(Adds today’s shares and Imerisia report on swap committee in 12th paragraph. For more on the euro crisis: EXT4 <GO>)
Nov. 28 (Bloomberg) -- Greek banks, which are predicted to start reporting third-quarter losses today, may also disclose bond writedowns as they tussle with the government over terms of a debt swap related to the nation’s bailout package.
Alpha Bank SA, Greece’s third-biggest lender, may post a loss of 14 million euros ($18.6 million) after markets close, according to the median of seven estimates in a Bloomberg analyst survey. That compares with a 37 million-euro profit in the year-earlier quarter. National Bank of Greece SA, the nation’s biggest, may post a loss of 99 million euros tomorrow versus a 113 million-euro profit, an analyst survey shows.
The banks, which may disclose whether depositor flight is worsening, will also be pressed on how they plan to raise capital to offset the shortfall that will result from the bond writedowns, according to analysts including Panagiotis Kladis of National Securities SA. Greece may be poised to force some banks into a recapitalization that then-Prime Minister George Papandreou last month described as a “nationalization.”
“Even under the best-case scenarios, we are talking about significant losses for the banks,” said Kladis, who is based in Athens. “The quarterly results have become a bit irrelevant because we have a number of issues and uncertainties.”
Greece has funds earmarked for banks from its 130 billion- euro second bailout package. Recourse to the 30 billion-euro Hellenic Financial Stability Fund would be in exchange for common shares, a move that could wipe out existing shareholders.
All bank stocks listed on the Athens exchange have lost more than 80 percent of their market value since Greece’s first 110 billion-euro bailout in May 2010. The shares recovered some of their losses today, with National Bank increasing 5 percent to 1.91 euros as of 11:41 a.m. in Athens. Alpha gained 6.2 percent and Piraeus Bank SA gained 5.6 percent.
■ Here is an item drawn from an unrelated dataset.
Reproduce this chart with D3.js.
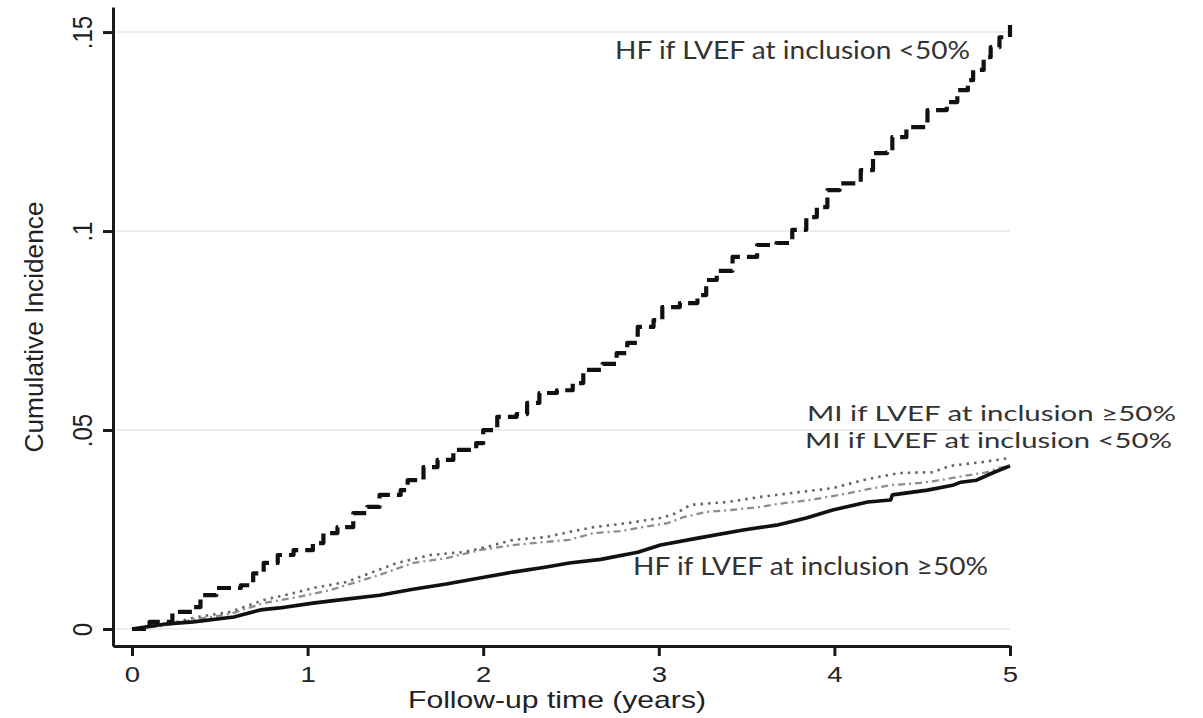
<!DOCTYPE html>
<html lang="en">
<head>
    <meta charset="UTF-8">
    <title>Cumulative Incidence</title>
    <style>
        body {
            margin: 0;
            background: #fff;
        }
        svg text {
            font-family: "Liberation Sans", Arial, sans-serif;
            fill: #222;
        }
        .note {
            font-family: Lato, "Noto Sans", sans-serif !important;
            fill: #333 !important;
        }
    </style>
    <script src="https://d3js.org/d3.v7.min.js"></script>
</head>
<body>
    <svg id="chart" width="1203" height="718"></svg>

    <script>
        // Follow-up time (years) and cumulative incidence
        const hfLowTime = [0, 0.10, 0.23, 0.35, 0.39, 0.48, 0.62, 0.69, 0.75, 0.83, 0.92, 1.03, 1.09, 1.17, 1.26,
            1.34, 1.41, 1.53, 1.57, 1.66, 1.74, 1.83, 1.96, 2.00, 2.08, 2.19, 2.25, 2.32, 2.42, 2.51, 2.57,
            2.68, 2.76, 2.82, 2.88, 2.97, 3.02, 3.12, 3.22, 3.27, 3.33, 3.42, 3.56, 3.67, 3.76, 3.84, 3.90,
            3.96, 4.03, 4.15, 4.22, 4.30, 4.33, 4.41, 4.53, 4.64, 4.70, 4.76, 4.79, 4.85, 4.89, 4.94, 5.00];
        const hfLowCI = [0, 0.0018, 0.0043, 0.0055, 0.0085, 0.0103, 0.011, 0.014, 0.0166, 0.0186, 0.0198, 0.0216,
            0.0241, 0.0256, 0.0291, 0.0307, 0.0337, 0.0349, 0.0374, 0.0407, 0.0425, 0.045, 0.0467, 0.050,
            0.0533, 0.054, 0.0568, 0.0593, 0.060, 0.0618, 0.0651, 0.0666, 0.0693, 0.0719, 0.0759, 0.0776,
            0.0809, 0.0819, 0.0839, 0.0877, 0.090, 0.0935, 0.0965, 0.097, 0.1003, 0.1035, 0.106, 0.1103,
            0.112, 0.1153, 0.1196, 0.1198, 0.1236, 0.1261, 0.1304, 0.1324, 0.1354, 0.1379, 0.1405, 0.1437,
            0.1462, 0.1487, 0.1518];

        const hfHighTime = [0, 0.20, 0.35, 0.58, 0.73, 0.84, 1.03, 1.22, 1.41, 1.60, 1.79, 1.98, 2.17, 2.36,
            2.49, 2.67, 2.88, 3.01, 3.23, 3.48, 3.67, 3.84, 3.99, 4.19, 4.32, 4.33, 4.53, 4.68, 4.72, 4.81,
            4.90, 5.00];
        const hfHighCI = [0, 0.0013, 0.0018, 0.003, 0.0048, 0.0053, 0.0065, 0.0075, 0.0085, 0.010, 0.0113,
            0.0128, 0.0143, 0.0156, 0.0166, 0.0175, 0.0193, 0.0211, 0.0229, 0.0249, 0.0261, 0.0279, 0.0299,
            0.0319, 0.0324, 0.0337, 0.0349, 0.0362, 0.0369, 0.0374, 0.0392, 0.041];

        const miHighTime = [0, 0.18, 0.37, 0.56, 0.75, 0.90, 1.03, 1.22, 1.37, 1.51, 1.70, 1.88, 2.02, 2.17,
            2.36, 2.49, 2.63, 2.82, 3.01, 3.10, 3.18, 3.39, 3.58, 3.80, 3.99, 4.19, 4.37, 4.56, 4.66, 4.85,
            4.96, 5.00];
        const miHighCI = [0, 0.001, 0.003, 0.0043, 0.0073, 0.0088, 0.0103, 0.0118, 0.0143, 0.0166, 0.0186,
            0.0193, 0.0206, 0.0224, 0.0231, 0.0244, 0.0256, 0.0266, 0.0279, 0.0291, 0.0312, 0.0319, 0.0332,
            0.0344, 0.0354, 0.0377, 0.0392, 0.0394, 0.041, 0.042, 0.0427, 0.043];

        const miLowTime = [0, 0.18, 0.37, 0.56, 0.75, 0.94, 1.13, 1.41, 1.60, 1.79, 1.98, 2.17, 2.36, 2.49,
            2.63, 2.78, 2.91, 3.05, 3.14, 3.27, 3.41, 3.58, 3.67, 3.86, 4.09, 4.20, 4.33, 4.49, 4.60, 4.73,
            4.87, 4.94, 5.00];
        const miLowCI = [0, 0.0008, 0.0025, 0.0038, 0.0065, 0.008, 0.0098, 0.0136, 0.0166, 0.0178, 0.0198,
            0.0211, 0.0219, 0.0224, 0.0241, 0.0246, 0.0256, 0.0266, 0.0281, 0.0294, 0.0299, 0.0307, 0.0314,
            0.0324, 0.0342, 0.0352, 0.0362, 0.0367, 0.0374, 0.0384, 0.0394, 0.0405, 0.041];

        const xTicks = [0, 1, 2, 3, 4, 5];
        const yTicks = [0, 0.05, 0.1, 0.15];
        const yTickLabels = ["0", ".05", ".1", ".15"];

        const svg = d3.select("#chart");

        // axes start a bit before zero, like the Stata graph
        const x = d3.scaleLinear().domain([-0.1082, 5]).range([113, 1010]);
        const y = d3.scaleLinear().domain([-0.00427, 0.1563]).range([646, 7]);

        // grid lines
        svg.append("g")
            .selectAll("line")
            .data(yTicks)
            .enter()
            .append("line")
            .attr("x1", x(-0.1082))
            .attr("x2", x(5))
            .attr("y1", d => y(d))
            .attr("y2", d => y(d))
            .attr("stroke", "#e9efee")
            .attr("stroke-width", 2);

        // y axis
        const yAxis = svg.append("g")
            .attr("transform", "translate(113,0)")
            .call(d3.axisLeft(y)
                .tickValues(yTicks)
                .tickFormat((d, i) => yTickLabels[i])
                .tickSize(10)
                .tickSizeOuter(0));
        yAxis.selectAll(".tick text")
            .attr("x", null)
            .attr("dy", null)
            .attr("transform", "translate(-21,0) scale(1.15,1) rotate(-90)")
            .attr("text-anchor", "middle")
            .attr("font-size", 24)
            .style("font-size", "24px");

        // x axis
        const xAxis = svg.append("g")
            .attr("transform", "translate(0,646)")
            .call(d3.axisBottom(x)
                .tickValues(xTicks)
                .tickFormat(d3.format("d"))
                .tickSize(10)
                .tickSizeOuter(0));
        xAxis.selectAll(".tick text")
            .attr("dy", null)
            .attr("y", 0)
            .attr("transform", "translate(0,36) scale(1.25,1)")
            .attr("font-size", 22)
            .style("font-size", "22px");

        svg.selectAll(".domain, .tick line")
            .attr("stroke", "#1a1a1a")
            .attr("stroke-width", 3);

        // axis titles
        svg.append("text")
            .attr("transform", "translate(43,327) rotate(-90)")
            .attr("text-anchor", "middle")
            .style("font-size", "25px")
            .attr("textLength", 251)
            .attr("lengthAdjust", "spacingAndGlyphs")
            .text("Cumulative Incidence");

        svg.append("text")
            .attr("x", 557)
            .attr("y", 708)
            .attr("text-anchor", "middle")
            .style("font-size", "24px")
            .attr("textLength", 298)
            .attr("lengthAdjust", "spacingAndGlyphs")
            .text("Follow-up time (years)");

        // curves
        const zip = (t, v) => t.map((d, i) => [d, v[i]]);

        const series = [
            { pts: zip(miLowTime, miLowCI), color: "#8c8c8c", width: 2.3, dash: "7,4,2,4", curve: d3.curveLinear },
            { pts: zip(miHighTime, miHighCI), color: "#666", width: 2.6, dash: "2.5,5", curve: d3.curveLinear },
            { pts: zip(hfHighTime, hfHighCI), color: "#111", width: 3.6, dash: null, curve: d3.curveLinear },
            { pts: zip(hfLowTime, hfLowCI), color: "#111", width: 4.2, dash: "14,7", curve: d3.curveStepAfter }
        ];

        series.forEach(s => {
            svg.append("path")
                .datum(s.pts)
                .attr("fill", "none")
                .attr("stroke", s.color)
                .attr("stroke-width", s.width)
                .attr("stroke-dasharray", s.dash)
                .attr("stroke-linejoin", "round")
                .attr("d", d3.line()
                    .x(d => x(d[0]))
                    .y(d => y(d[1]))
                    .curve(s.curve));
        });

        // curve labels
        const notes = [
            { text: "HF if LVEF at inclusion <50%", x: 615, y: 59, len: 355, size: 25 },
            { text: "MI if LVEF at inclusion \u226550%", x: 807, y: 421, len: 369, size: 22 },
            { text: "MI if LVEF at inclusion <50%", x: 805, y: 448, len: 367, size: 22 },
            { text: "HF if LVEF at inclusion \u226550%", x: 633, y: 575, len: 355, size: 25 }
        ];

        svg.append("g")
            .selectAll("text")
            .data(notes)
            .enter()
            .append("text")
            .attr("class", "note")
            .attr("x", d => d.x)
            .attr("y", d => d.y)
            .attr("textLength", d => d.len)
            .attr("lengthAdjust", "spacingAndGlyphs")
            .style("font-size", d => d.size + "px")
            .text(d => d.text);
    </script>
</body>
</html>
Greek banks may eventually need to raise as much as 12 billion euros through measures such as asset sales to reach the core tier 1 capital ratio of 10 percent required under the bailout, according to Alexander Krytsis, an analyst at UBS AG. The ratio is a measure of financial strength.
EFG Eurobank Ergasias SA also reports earnings after markets close today, while Piraeus reports on Nov. 30.
“Whereas usually the focus would be on their respective operations, we feel that focus will be less on the numbers per se and more on where does the industry stand in a highly turbulent environment,” Nikos Koskoletos, an analyst at Eurobank EFG Equities, said in an e-mailed note.
Greece’s five biggest banks held 53 billion euros of Greek government bonds at the end of 2010, about 15 percent of their total assets, according to the results of European Banking Authority stress tests. Lenders would get 50 cents for each euro the government borrowed under the terms of the swap.
National Bank and Alpha are on the steering committee of lenders that meet today to prepare their position on the debt swap plan, Imerisia reported today, without saying where it got the information. BNP Paribas SA, Intesa Sanpaolo SpA and AXA SA are also on the committee, the newspaper said.
A writedown that marked Greek banks’ bond holdings to market prices would cost them 18 billion euros, according to Krytsis. That may make accepting the government’s swap offer less painful by comparison. Greece’s 4 percent notes due in August 2013 now trade at about 33 cents on the dollar.
“The bigger the turmoil and volatility in Greece, the better the chance that Greek government bondholders will eventually tender” to the swap “so as to avoid a potential disorderly default,” Dimitris Giannoulis and Carlos Berastain Gonzalez, analysts at Deutsche Bank AG, wrote in a report.
The country’s lenders lost 5.4 billion euros of deposits in September, the biggest one-month decline since Greece joined the euro, as doubts about the country’s ability to meet the terms of the bailout resurfaced.
In the same month they reduced their direct reliance on the European Central Bank for liquidity by 15 billion euros, while their use of the Bank of Greece’s costlier Emergency Liquidity Assistance program increased more than fourfold to 27 billion euros, close to the program’s 30 billion-euro limit. Finance Minister Evangelos Venizelos on Nov. 21 announced that limit will double to 60 billion euros.
The banks may also disclose progress on BlackRock Inc.’s review of their loans, a process that’s expected to be completed early in 2012.